Dell’Aniello is a former employee of Seagram Company Ltd. (“Seagram”) and a former VP of one of Seagram’s subsidiaries. Vivendi S.A. acquired Seagram in December 2000. A year later, a substantial portion of Seagram’s assets were sold and it became Vivendi Canada Inc. ("Vivendi").
Seagram’s officer and employee health insurance plan (the “Plan”) covered the officers and employees, respectively, as well as their dependents. They were covered both prior to and for the entirety of their retirement. In July 1985, the Plan was revised and the following footnote was added:
“While Seagram expects to continue this Supplementary Health Insurance Plan indefinitely, future conditions cannot be foreseen, thus it necessarily reserves the right to modify or suspend the Plan at any time.”
In September 2008, Vivendi informed the individuals covered by the Plan that it would be reducing the Plan’s benefits as of January 2009. Dell’Aniello filed a motion for authorization to institute a class action, seeking to declare that the modifications were null, and obtain compensation for expenses occurred since January 2009. The class included all the retirees of Seagram who were eligible under the Plan, which amounted to approximately 250 individuals in 6 provinces. Vivendi argued that a significant amount of issues required individual analyses for each class member and thus the class action did not meet the common issues test.
The motion to authorize the class action was dismissed by the Superior Court in August 2010 due to a lack of common issues between the group members acquired rights, and the fact that the class action would involve workers in 6 different provinces.
In February 2012, the Court of Appeal reversed the decision and allowed the class action to proceed on the merits, holding that the impact on the workers acquired rights of the amendments made by the company constituted a common issue sufficient to authorize a class action. In the Court of Appeal’s view, the validity or legality of the 2009 modifications is a common issue.
Whatever the outcome of the Vivendi case, it will give Canada’s highest court an opportunity to provide further guidance upon the requirement for common (or "identical, similar or related") issues when authorizing or certifying a class action.
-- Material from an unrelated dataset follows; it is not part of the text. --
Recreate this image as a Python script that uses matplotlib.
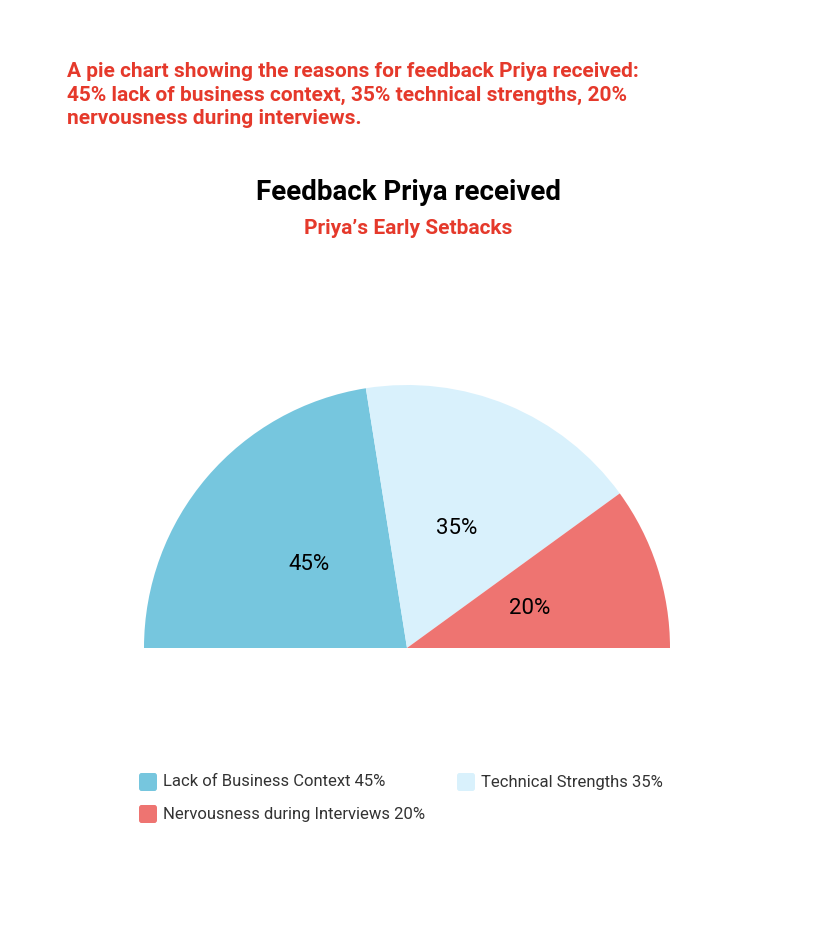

The Supreme Court will likely address what happens when a judge at the authorization stage cannot determine that the answer to a legal question will necessarily be the same for all members of a proposed group. Were the Court to hold that an authorization judge can dismiss such an action if the answer varies among subgroups, it would have significant ramifications for class actions throughout Canada.
It is also noteworthy that this class action is national in scope, with retirees in six provinces. In addition to reconfirming that Quebec courts may certify national class actions, this case may shed light on the impact of non-Quebec parties as class members, and the validity of national class actions in other provinces as well.